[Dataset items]
──────────────────────────────

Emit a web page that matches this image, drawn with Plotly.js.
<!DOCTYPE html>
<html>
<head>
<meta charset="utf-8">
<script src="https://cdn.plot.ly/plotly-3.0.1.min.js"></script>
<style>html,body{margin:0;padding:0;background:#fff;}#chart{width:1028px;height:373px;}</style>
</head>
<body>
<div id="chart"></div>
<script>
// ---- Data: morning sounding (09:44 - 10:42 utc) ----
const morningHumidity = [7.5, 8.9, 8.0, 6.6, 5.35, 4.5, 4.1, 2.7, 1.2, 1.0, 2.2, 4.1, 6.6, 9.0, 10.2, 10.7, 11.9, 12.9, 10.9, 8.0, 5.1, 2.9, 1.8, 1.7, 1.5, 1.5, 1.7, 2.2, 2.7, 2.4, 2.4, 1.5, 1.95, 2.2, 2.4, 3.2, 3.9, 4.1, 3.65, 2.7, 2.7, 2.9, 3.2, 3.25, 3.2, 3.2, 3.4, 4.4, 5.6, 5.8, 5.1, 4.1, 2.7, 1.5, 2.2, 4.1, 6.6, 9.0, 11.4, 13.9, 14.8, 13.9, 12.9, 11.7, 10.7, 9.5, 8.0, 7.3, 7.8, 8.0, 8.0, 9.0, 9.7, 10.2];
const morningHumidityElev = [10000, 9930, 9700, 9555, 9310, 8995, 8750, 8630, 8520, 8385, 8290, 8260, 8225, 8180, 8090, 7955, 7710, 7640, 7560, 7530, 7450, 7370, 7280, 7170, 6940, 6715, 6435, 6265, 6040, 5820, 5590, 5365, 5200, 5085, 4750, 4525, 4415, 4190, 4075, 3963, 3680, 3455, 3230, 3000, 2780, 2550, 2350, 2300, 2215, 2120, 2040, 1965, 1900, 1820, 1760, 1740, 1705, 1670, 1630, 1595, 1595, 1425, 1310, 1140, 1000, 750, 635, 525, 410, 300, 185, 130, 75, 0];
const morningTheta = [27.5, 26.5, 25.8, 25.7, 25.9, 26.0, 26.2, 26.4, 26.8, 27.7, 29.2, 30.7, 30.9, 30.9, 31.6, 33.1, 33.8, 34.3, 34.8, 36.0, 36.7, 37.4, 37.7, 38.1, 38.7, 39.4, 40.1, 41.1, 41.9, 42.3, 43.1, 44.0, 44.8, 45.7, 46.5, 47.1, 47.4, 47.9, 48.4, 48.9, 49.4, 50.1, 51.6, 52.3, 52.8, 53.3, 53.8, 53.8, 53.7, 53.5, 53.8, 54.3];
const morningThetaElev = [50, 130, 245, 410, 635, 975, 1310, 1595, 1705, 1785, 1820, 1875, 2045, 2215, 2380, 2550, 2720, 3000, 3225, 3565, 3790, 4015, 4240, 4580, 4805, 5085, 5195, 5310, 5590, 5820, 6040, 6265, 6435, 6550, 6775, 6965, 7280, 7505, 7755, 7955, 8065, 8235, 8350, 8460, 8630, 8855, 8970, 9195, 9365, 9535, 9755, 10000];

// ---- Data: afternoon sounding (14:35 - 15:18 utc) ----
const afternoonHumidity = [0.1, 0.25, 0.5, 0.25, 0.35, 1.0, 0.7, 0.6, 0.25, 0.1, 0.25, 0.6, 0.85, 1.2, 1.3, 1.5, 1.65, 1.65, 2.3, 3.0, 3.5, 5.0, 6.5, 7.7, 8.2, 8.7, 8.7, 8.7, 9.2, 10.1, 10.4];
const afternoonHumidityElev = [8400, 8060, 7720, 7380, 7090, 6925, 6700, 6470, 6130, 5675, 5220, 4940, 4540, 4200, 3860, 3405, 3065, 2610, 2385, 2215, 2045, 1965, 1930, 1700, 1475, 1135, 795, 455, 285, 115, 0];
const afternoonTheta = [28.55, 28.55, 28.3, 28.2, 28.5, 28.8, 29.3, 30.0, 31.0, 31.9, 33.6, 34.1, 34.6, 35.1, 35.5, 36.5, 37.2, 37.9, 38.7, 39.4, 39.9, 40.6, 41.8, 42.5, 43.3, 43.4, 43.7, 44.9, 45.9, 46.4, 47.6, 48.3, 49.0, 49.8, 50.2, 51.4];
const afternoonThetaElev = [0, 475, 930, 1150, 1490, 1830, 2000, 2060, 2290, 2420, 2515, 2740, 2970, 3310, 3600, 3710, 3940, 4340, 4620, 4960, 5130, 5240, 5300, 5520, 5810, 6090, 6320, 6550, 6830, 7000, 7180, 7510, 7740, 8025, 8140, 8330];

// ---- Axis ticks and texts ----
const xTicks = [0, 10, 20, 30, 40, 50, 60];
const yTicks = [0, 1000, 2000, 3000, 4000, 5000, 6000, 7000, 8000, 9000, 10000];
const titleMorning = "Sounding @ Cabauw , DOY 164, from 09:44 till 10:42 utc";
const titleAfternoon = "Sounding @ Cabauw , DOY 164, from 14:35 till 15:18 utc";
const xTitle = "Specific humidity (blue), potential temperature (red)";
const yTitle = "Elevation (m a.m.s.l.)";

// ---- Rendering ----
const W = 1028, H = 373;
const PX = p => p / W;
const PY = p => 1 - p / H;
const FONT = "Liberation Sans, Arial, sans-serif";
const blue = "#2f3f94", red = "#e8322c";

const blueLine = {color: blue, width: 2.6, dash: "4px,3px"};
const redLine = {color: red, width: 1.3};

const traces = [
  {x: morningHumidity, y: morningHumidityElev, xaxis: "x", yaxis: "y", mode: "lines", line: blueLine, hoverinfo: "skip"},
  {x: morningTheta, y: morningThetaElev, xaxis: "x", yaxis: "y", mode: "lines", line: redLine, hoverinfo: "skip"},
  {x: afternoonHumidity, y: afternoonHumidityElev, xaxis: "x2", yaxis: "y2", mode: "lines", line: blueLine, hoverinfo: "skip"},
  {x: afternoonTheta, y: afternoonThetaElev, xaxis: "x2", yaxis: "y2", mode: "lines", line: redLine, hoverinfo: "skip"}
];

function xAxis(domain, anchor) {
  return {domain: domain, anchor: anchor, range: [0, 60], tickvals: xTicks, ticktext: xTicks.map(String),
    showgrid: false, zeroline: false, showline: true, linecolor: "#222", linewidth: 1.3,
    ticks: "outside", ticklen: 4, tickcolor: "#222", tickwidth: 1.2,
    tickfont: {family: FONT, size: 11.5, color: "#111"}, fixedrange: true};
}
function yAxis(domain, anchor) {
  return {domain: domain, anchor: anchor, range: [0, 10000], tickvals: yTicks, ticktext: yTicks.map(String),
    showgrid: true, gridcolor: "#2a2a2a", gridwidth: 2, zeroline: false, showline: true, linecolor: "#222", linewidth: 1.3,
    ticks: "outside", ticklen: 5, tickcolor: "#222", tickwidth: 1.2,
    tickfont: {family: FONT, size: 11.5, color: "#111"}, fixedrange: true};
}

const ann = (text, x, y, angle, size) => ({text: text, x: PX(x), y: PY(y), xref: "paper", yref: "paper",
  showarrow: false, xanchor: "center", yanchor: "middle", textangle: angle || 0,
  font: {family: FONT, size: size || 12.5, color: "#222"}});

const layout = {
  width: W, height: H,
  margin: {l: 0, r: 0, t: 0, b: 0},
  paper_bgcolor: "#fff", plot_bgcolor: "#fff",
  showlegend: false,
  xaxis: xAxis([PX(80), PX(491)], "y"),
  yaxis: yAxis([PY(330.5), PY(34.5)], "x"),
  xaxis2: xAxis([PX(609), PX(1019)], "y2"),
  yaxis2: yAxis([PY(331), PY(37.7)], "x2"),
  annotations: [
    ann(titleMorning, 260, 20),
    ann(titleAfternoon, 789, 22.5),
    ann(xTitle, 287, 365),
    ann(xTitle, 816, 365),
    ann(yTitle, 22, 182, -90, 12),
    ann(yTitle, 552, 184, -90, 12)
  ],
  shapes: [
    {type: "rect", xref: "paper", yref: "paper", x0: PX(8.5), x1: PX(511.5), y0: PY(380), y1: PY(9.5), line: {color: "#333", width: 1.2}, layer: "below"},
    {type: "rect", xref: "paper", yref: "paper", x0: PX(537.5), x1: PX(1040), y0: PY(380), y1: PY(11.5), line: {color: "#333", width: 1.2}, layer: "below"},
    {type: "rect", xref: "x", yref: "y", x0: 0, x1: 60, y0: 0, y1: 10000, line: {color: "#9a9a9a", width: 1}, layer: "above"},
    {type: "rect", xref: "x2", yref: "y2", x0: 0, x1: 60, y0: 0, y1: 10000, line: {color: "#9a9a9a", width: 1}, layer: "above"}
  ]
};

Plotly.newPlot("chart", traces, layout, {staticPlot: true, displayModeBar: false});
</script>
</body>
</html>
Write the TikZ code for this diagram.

──────────────────────────────

Your objective -> What are the exact lines from the beginning of the material through the line containing "9535, 9755, 10000];"? Write out those lines alone.

Complete answer ->
Emit a web page that matches this image, drawn with Plotly.js.
<!DOCTYPE html>
<html>
<head>
<meta charset="utf-8">
<script src="https://cdn.plot.ly/plotly-3.0.1.min.js"></script>
<style>html,body{margin:0;padding:0;background:#fff;}#chart{width:1028px;height:373px;}</style>
</head>
<body>
<div id="chart"></div>
<script>
// ---- Data: morning sounding (09:44 - 10:42 utc) ----
const morningHumidity = [7.5, 8.9, 8.0, 6.6, 5.35, 4.5, 4.1, 2.7, 1.2, 1.0, 2.2, 4.1, 6.6, 9.0, 10.2, 10.7, 11.9, 12.9, 10.9, 8.0, 5.1, 2.9, 1.8, 1.7, 1.5, 1.5, 1.7, 2.2, 2.7, 2.4, 2.4, 1.5, 1.95, 2.2, 2.4, 3.2, 3.9, 4.1, 3.65, 2.7, 2.7, 2.9, 3.2, 3.25, 3.2, 3.2, 3.4, 4.4, 5.6, 5.8, 5.1, 4.1, 2.7, 1.5, 2.2, 4.1, 6.6, 9.0, 11.4, 13.9, 14.8, 13.9, 12.9, 11.7, 10.7, 9.5, 8.0, 7.3, 7.8, 8.0, 8.0, 9.0, 9.7, 10.2];
const morningHumidityElev = [10000, 9930, 9700, 9555, 9310, 8995, 8750, 8630, 8520, 8385, 8290, 8260, 8225, 8180, 8090, 7955, 7710, 7640, 7560, 7530, 7450, 7370, 7280, 7170, 6940, 6715, 6435, 6265, 6040, 5820, 5590, 5365, 5200, 5085, 4750, 4525, 4415, 4190, 4075, 3963, 3680, 3455, 3230, 3000, 2780, 2550, 2350, 2300, 2215, 2120, 2040, 1965, 1900, 1820, 1760, 1740, 1705, 1670, 1630, 1595, 1595, 1425, 1310, 1140, 1000, 750, 635, 525, 410, 300, 185, 130, 75, 0];
const morningTheta = [27.5, 26.5, 25.8, 25.7, 25.9, 26.0, 26.2, 26.4, 26.8, 27.7, 29.2, 30.7, 30.9, 30.9, 31.6, 33.1, 33.8, 34.3, 34.8, 36.0, 36.7, 37.4, 37.7, 38.1, 38.7, 39.4, 40.1, 41.1, 41.9, 42.3, 43.1, 44.0, 44.8, 45.7, 46.5, 47.1, 47.4, 47.9, 48.4, 48.9, 49.4, 50.1, 51.6, 52.3, 52.8, 53.3, 53.8, 53.8, 53.7, 53.5, 53.8, 54.3];
const morningThetaElev = [50, 130, 245, 410, 635, 975, 1310, 1595, 1705, 1785, 1820, 1875, 2045, 2215, 2380, 2550, 2720, 3000, 3225, 3565, 3790, 4015, 4240, 4580, 4805, 5085, 5195, 5310, 5590, 5820, 6040, 6265, 6435, 6550, 6775, 6965, 7280, 7505, 7755, 7955, 8065, 8235, 8350, 8460, 8630, 8855, 8970, 9195, 9365, 9535, 9755, 10000];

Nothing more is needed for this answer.